> Collected data:

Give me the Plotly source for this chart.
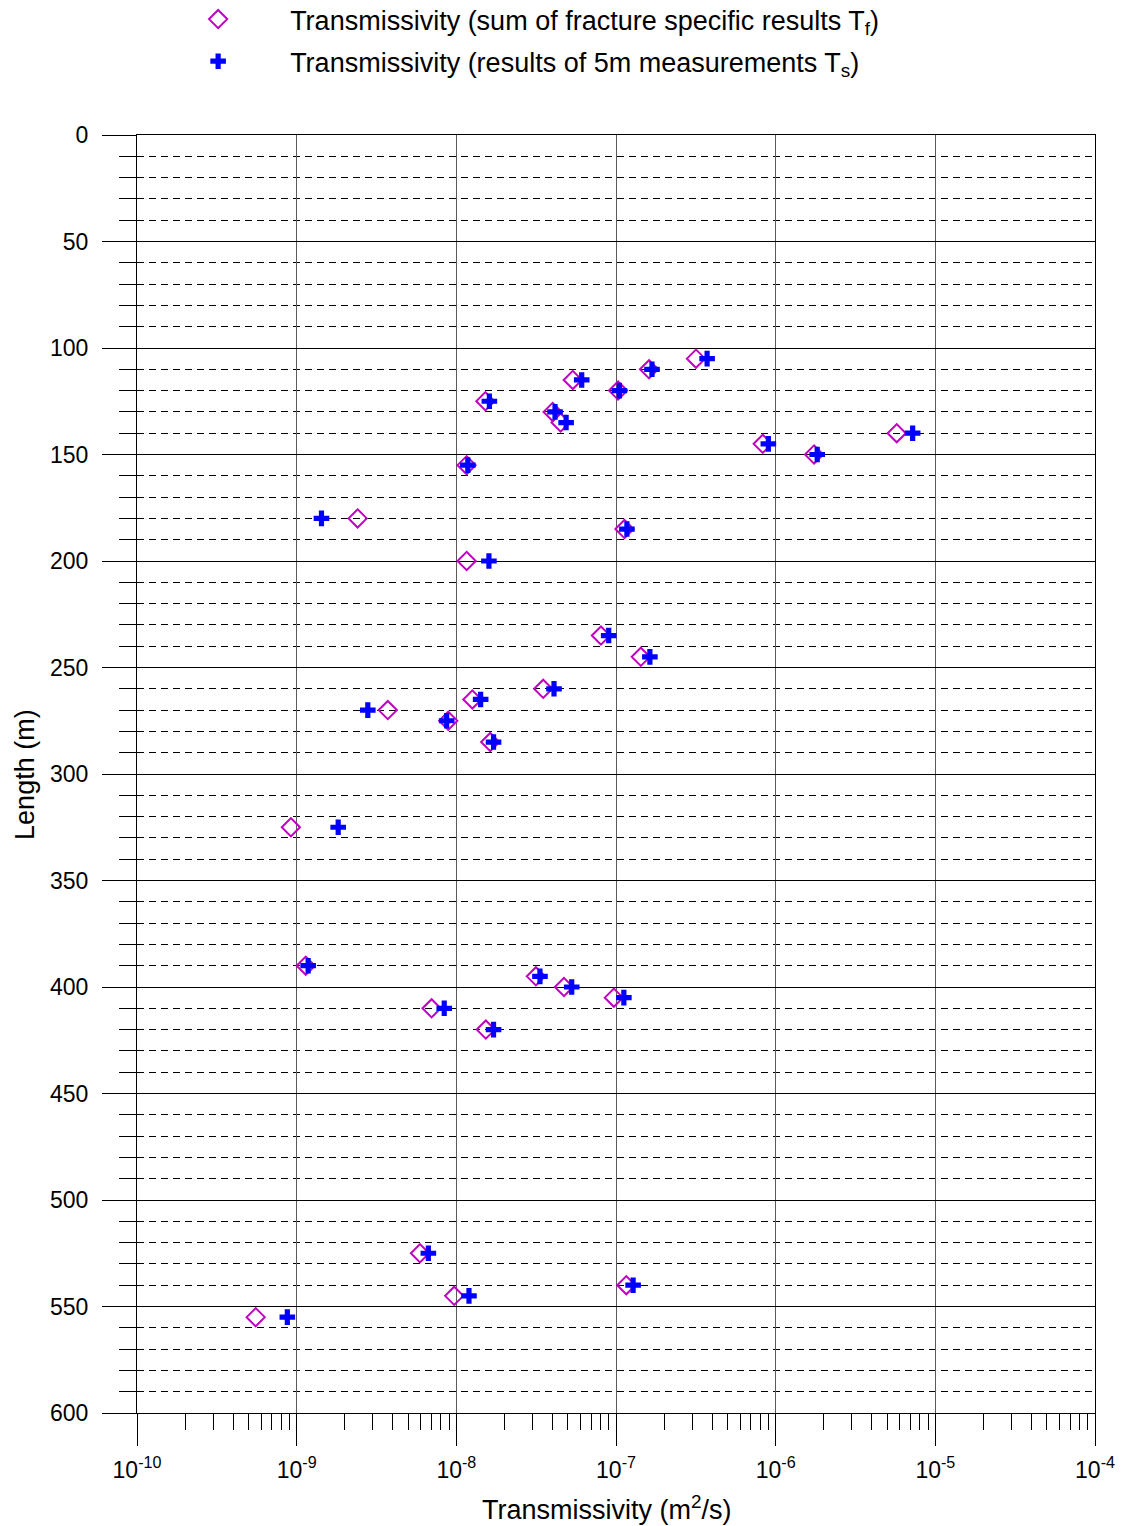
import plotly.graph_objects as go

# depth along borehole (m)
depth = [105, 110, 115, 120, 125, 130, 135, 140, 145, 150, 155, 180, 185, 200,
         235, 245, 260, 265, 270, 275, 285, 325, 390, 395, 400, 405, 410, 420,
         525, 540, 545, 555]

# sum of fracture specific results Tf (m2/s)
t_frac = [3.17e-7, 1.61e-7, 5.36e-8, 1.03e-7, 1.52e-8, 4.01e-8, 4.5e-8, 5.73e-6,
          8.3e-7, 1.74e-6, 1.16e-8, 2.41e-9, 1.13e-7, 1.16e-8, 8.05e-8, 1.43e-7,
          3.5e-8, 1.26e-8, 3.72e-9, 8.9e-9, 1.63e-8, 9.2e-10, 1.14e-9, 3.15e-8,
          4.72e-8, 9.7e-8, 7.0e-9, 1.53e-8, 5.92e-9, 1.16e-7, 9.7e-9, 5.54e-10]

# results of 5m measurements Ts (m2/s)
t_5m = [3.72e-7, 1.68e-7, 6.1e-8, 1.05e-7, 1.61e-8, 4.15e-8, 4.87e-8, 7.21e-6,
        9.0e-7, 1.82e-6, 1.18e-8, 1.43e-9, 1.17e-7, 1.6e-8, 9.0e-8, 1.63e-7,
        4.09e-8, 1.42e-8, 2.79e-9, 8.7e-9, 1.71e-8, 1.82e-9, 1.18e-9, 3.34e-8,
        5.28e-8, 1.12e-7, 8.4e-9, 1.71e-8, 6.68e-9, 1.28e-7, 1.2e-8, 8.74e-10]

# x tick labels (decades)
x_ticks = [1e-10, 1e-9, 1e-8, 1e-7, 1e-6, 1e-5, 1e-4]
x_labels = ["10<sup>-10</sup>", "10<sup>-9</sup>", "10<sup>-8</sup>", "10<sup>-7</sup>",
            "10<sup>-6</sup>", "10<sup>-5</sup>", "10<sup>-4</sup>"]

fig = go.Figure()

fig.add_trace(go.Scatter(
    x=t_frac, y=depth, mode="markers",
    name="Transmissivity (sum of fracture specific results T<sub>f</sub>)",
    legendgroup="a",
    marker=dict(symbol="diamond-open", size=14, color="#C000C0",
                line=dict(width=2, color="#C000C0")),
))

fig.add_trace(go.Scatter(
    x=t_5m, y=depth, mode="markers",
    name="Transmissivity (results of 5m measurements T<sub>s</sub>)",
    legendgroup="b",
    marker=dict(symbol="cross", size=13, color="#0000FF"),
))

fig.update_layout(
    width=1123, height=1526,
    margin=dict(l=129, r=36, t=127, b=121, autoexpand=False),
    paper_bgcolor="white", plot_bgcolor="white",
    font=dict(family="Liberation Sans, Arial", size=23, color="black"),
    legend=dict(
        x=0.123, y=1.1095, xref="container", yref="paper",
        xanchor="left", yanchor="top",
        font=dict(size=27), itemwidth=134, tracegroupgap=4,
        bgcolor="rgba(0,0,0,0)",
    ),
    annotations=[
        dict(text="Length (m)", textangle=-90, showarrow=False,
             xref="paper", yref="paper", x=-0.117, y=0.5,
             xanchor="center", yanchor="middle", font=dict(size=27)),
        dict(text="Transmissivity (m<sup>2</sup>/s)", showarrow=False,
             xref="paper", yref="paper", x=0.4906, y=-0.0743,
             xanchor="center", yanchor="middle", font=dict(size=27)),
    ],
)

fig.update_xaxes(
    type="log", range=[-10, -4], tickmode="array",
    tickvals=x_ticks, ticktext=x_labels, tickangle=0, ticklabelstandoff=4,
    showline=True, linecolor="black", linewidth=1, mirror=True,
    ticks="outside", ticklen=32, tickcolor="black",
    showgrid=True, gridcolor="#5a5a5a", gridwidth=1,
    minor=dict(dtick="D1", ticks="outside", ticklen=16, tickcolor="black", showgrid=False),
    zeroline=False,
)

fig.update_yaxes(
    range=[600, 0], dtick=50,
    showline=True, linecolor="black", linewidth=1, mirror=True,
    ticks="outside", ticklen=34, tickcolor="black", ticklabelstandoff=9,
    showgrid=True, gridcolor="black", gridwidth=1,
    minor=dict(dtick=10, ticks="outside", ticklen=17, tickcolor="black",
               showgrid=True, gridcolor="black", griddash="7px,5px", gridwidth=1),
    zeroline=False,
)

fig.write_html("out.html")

> Exercise requirements:
Write out each line of the listing above, exactly, from its first line to the line holding "1.16e-7, 9.7e-9, 5.54e-10]", inclusive. Skip the pictures.

> Answer to this exercise:
Give me the Plotly source for this chart.
import plotly.graph_objects as go

# depth along borehole (m)
depth = [105, 110, 115, 120, 125, 130, 135, 140, 145, 150, 155, 180, 185, 200,
         235, 245, 260, 265, 270, 275, 285, 325, 390, 395, 400, 405, 410, 420,
         525, 540, 545, 555]

# sum of fracture specific results Tf (m2/s)
t_frac = [3.17e-7, 1.61e-7, 5.36e-8, 1.03e-7, 1.52e-8, 4.01e-8, 4.5e-8, 5.73e-6,
          8.3e-7, 1.74e-6, 1.16e-8, 2.41e-9, 1.13e-7, 1.16e-8, 8.05e-8, 1.43e-7,
          3.5e-8, 1.26e-8, 3.72e-9, 8.9e-9, 1.63e-8, 9.2e-10, 1.14e-9, 3.15e-8,
          4.72e-8, 9.7e-8, 7.0e-9, 1.53e-8, 5.92e-9, 1.16e-7, 9.7e-9, 5.54e-10]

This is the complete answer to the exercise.